“Yemek hazıııır” diye sesleniyorum.
Küçük oğlum “Şu an olmaz, online oynuyorum ekibimi yarı yolda bırakamam” diyor.
Büyük oğlum, bilgisayarında EDM (Elektronik Dans Müzik) yapıyor “Drop kısmını yapıyorum gelemem” diyor.
Eşim televizyonda film izliyor. “Az kaldı birazdan biter” diyor.
Yaklaşık yarım saat önce acıktık diyen ev ahalisini teknolojinin önünden alıp sofraya oturmalarını sağlamam gerek ama önce izlediğim dizinin yeni çıkan fragmanı var mı bir bakayım.

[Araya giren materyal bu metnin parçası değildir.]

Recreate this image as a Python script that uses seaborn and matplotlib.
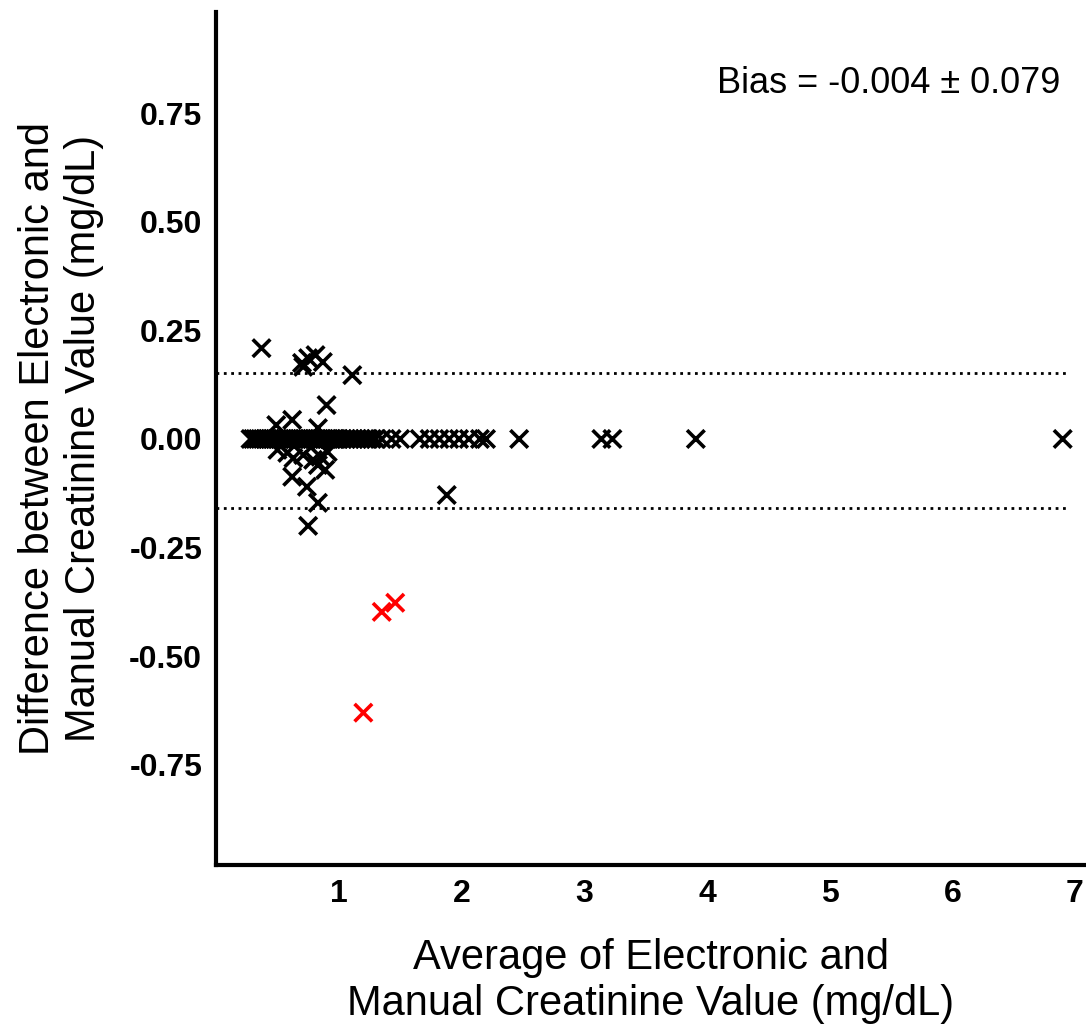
import seaborn as sns
import pandas as pd
import matplotlib.pyplot as plt

# off-zero differences (black)
avg_off = [0.37, 0.70, 0.75, 0.81, 0.87, 0.71, 1.11, 0.90, 0.49, 0.62, 0.83,
           0.50, 0.58, 0.63, 0.71, 0.79, 0.85, 0.91, 0.83, 0.89, 0.62, 0.74,
           0.83, 0.75, 1.88]
diff_off = [0.209, 0.175, 0.186, 0.193, 0.177, 0.166, 0.147, 0.078, 0.032, 0.044, 0.025,
            -0.025, -0.032, -0.044, -0.037, -0.048, -0.041, -0.030, -0.060, -0.071, -0.087, -0.110,
            -0.147, -0.200, -0.129]

# zero-difference points (black)
avg_zero = [0.28, 0.30, 0.32, 0.34, 0.36, 0.38, 0.40, 0.42, 0.44, 0.46, 0.48,
            0.50, 0.52, 0.54, 0.56, 0.58, 0.60, 0.62, 0.64, 0.66, 0.68, 0.70,
            0.72, 0.74, 0.76, 0.78, 0.80, 0.82, 0.84, 0.86, 0.88, 0.90, 0.92,
            0.94, 0.96, 0.98, 1.00, 1.03, 1.06, 1.09, 1.12, 1.15, 1.18, 1.21,
            1.24, 1.27, 1.30, 1.35, 1.43, 1.50, 1.66, 1.74, 1.82, 1.90, 1.98,
            2.06, 2.15, 2.20, 2.47, 3.14, 3.23, 3.91, 6.90]

# outliers (red)
avg_out = [1.35, 1.46, 1.20]
diff_out = [-0.398, -0.377, -0.630]

bias = -0.004
sd = 0.079
upper = 0.151
lower = -0.159

df = pd.concat([
    pd.DataFrame({'avg': avg_off, 'diff': diff_off, 'grp': 'normal'}),
    pd.DataFrame({'avg': avg_zero, 'diff': [0.0] * len(avg_zero), 'grp': 'normal'}),
    pd.DataFrame({'avg': avg_out, 'diff': diff_out, 'grp': 'outlier'}),
])

sns.set_style("white")
plt.rcParams['font.family'] = ['Liberation Sans', 'DejaVu Sans']
plt.rcParams['text.color'] = 'black'
plt.rcParams['axes.labelcolor'] = 'black'
plt.rcParams['xtick.color'] = 'black'
plt.rcParams['ytick.color'] = 'black'

fig = plt.figure(figsize=(10.86, 10.27), dpi=100)
ax = fig.add_axes([0.199, 0.158, 0.801, 0.830])

ax.hlines([upper, lower], 0, 6.93, colors='black', linestyles=':', linewidth=2)
sns.scatterplot(x='avg', y='diff', hue='grp', data=df, ax=ax, marker='x',
                palette={'normal': 'black', 'outlier': '#ff0000'},
                s=160, linewidth=2.6, legend=False)

ax.set_xlim(0, 7.09)
ax.set_ylim(-0.98, 0.982)
ax.set_xticks([1, 2, 3, 4, 5, 6, 7])
ax.set_yticks([-0.75, -0.5, -0.25, 0, 0.25, 0.5, 0.75])
ax.set_yticklabels(['-0.75', '-0.50', '-0.25', '0.00', '0.25', '0.50', '0.75'])
ax.tick_params(length=0, pad=10, labelsize=23)
for lab in ax.get_xticklabels() + ax.get_yticklabels():
    lab.set_fontweight('bold')

sns.despine(ax=ax)
ax.spines['left'].set_linewidth(3)
ax.spines['bottom'].set_linewidth(3)
ax.spines['left'].set_color('black')
ax.spines['bottom'].set_color('black')

ax.set_xlabel('Average of Electronic and\nManual Creatinine Value (mg/dL)', fontsize=30, labelpad=21)
ax.set_ylabel('Difference between Electronic and\nManual Creatinine Value (mg/dL)', fontsize=30, labelpad=18)
ax.text(0.97, 0.917, 'Bias = %.3f \u00b1 %.3f' % (bias, sd), transform=ax.transAxes,
        ha='right', va='center', fontsize=26)

plt.savefig('out.png', dpi=100)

Biz hangi ara bu hale geldik?
“Şimdi hepimiz elimizdeki tableti/ telefonu yavaşça yere bırakıyoruz.”
Psikiyatri Profesörü Kemal Sayar ve Klinik Psikolog Sezin Benli’nin kaleme aldığı “Dijital Çocuk” özellikle son dönemde olağan üstü gelişen dijitalle ilişkimizi gözden geçirmek adına ailelere rehber olma niteliğinde yazılmış.
Teknolojinin çocuklar ve ergenlerde, dikkat konsantrasyon eksikliğine sebebiyet verdiğini, gerçeklik algısını bozduğunu, bilişsel, dilsel ve fiziksel gelişimini etkilediğini ve bilgisayar oyunlarına bağımlılığın madde ve alkol bağımlılarındaki etkilere benzer etkiler gösterdiğini yapılan deneylerle artık kesin olarak bilindiğini söylüyor “Dijital Çocuk”.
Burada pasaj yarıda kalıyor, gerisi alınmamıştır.